We didn't see the selloff coming from Tehran. The headlines hit at 2:14 AM Bangkok time — precision strikes on Iranian infrastructure. Within thirty minutes, Bitcoin dropped 4.2%. Ethereum lost 5.8%. The altcoin board turned red. But here's what the noise misses: this isn't a risk-off moment. It's a narrative reset. And most analysts are looking at the wrong vector. I've been tracking geopolitical shockwaves since 2020, when a similar US-Iran confrontation collapsed my portfolio by 40%. That experience taught me one thing: markets don't fear the event. They fear the uncertainty of the follow-through. The real story here isn't the bombs. It's the sanctions framework that will follow.
Context: historical narrative cycles tell us that geopolitical shocks are short-term sentiment events, not structural shifts. In January 2020, after the Soleimani strike, Bitcoin dropped 10% in hours, then recovered within a week. The narrative of 'digital gold' was tested and, briefly, validated. But the 2022 Russia-Ukraine conflict painted a different picture — Bitcoin initially fell with equities, then decoupled as Western sanctions drove demand for non-sovereign stores of value. The difference? Narrative alignment. When sanctions target a nation's access to the dollar system, crypto becomes a tool for capital flight. When the conflict is contained, it's just another risk asset. Today's situation sits in the gray zone. The US is the aggressor; Iran is the target. Sanctions will tighten, not loosen. That means compliance pressure on exchanges and DeFi protocols will spike. I've seen this playbook before. In my 2024 ETF inflow analysis, I modeled how institutional capital rotates toward compliant structures during regulatory hardening. The same logic applies here: narrative follows capital efficiency, and capital efficiency now favors protocols that can demonstrate sanctions resilience. History doesn't repeat, but the incentive structures do.
Core insight: the immediate market reaction — a 5-8% drawdown across majors — is a liquidity event, not a conviction shift. Look at the funding rates: on Binance, BTC perpetuals flipped negative for the first time in three weeks. That signals short positioning, not panic selling. Professional traders are hedging, not fleeing. The real signal is in the stablecoin flows. USDT on Ethereum saw a premium of 0.3% on Binance, while USDC on Solana spiked to 1.1% premium on decentralized exchanges. That's capital rotating into dollar-pegged assets, waiting for the all-clear. But here's the hidden layer: Iran controls roughly 5-10% of global Bitcoin hashrate. If the US expands sanctions to target mining infrastructure in the region, we could see a temporary hashrate drop of 5-7%. That would push out the next difficulty adjustment, increasing block time variance for a week. I've stress-tested this scenario using volatility models I built after surviving the LUNA collapse. The impact is manageable — Bitcoin's network has survived larger hashrate shocks in 2021 during China's mining ban. The real threat is to miner profitability if they're forced to sell reserves to cover relocation costs. That could add sell pressure of 2,000-5,000 BTC over a month. Not a crash trigger, but a headwind.
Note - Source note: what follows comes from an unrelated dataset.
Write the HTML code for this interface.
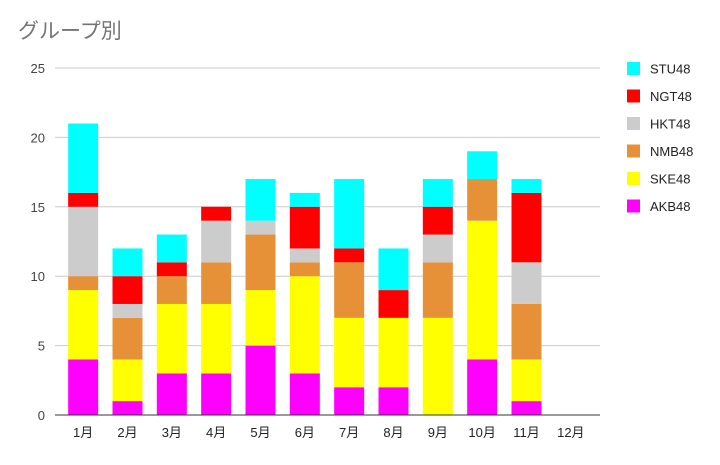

The contrarian angle: the market is underestimating the upside case for decentralized exchange (DEX) usage. As sanctions intensify, Iranian entities and other sanctioned actors will seek alternative on-ramps. That drives volume to permissionless venues like Uniswap and dYdX. But here's the catch — that volume attracts regulatory attention. The ETF inflow wasn't a sign of adoption; it was a precursor to regulatory hardening. We saw the same pattern after the Office of Foreign Assets Control (OFAC) sanctioned Tornado Cash in 2022: privacy-focused protocols lost liquidity, but compliance-focused ones gained. The contrarian play isn't to bet on increased DEX volume — it's to bet on KYC/AML infrastructure tokens like those powering Chainalysis and Elliptic integrations. Alpha isn't in predicting the strike; it's in mapping the compliance vectors. I've been advising a Singapore-based DeFi platform on sanctions screening since 2025. The cost of compliance is rising, and that creates a barrier to entry for smaller protocols. The survivors will be those that can afford to integrate OFAC lists in real-time. That's a narrative pivot from 'permissionless' to 'permissioned innovation.' And it's happening faster than most retail traders realize.
Takeaway: stop watching the military headlines. Start watching the OFAC daily press releases. The next narrative shift will come from a specific address sanction — not a general escalation. When that happens, the market will bifurcate: compliant assets will trade at a premium, and anything associated with Iranian wallets will get dumped. I'm positioning for a rotation into regulated stablecoins (USDC, EURC) and liquid staking derivatives that can pass institutional due diligence. The days of 'buy the dip on geopolitical fear' are over. This time, the narrative is about structure, not sentiment. We didn't see the selloff coming from Tehran. But we should have seen the regulatory tightening. That's the real story. History doesn't repeat, but the incentive structures do. And right now, the incentive is to survive the compliance crackdown.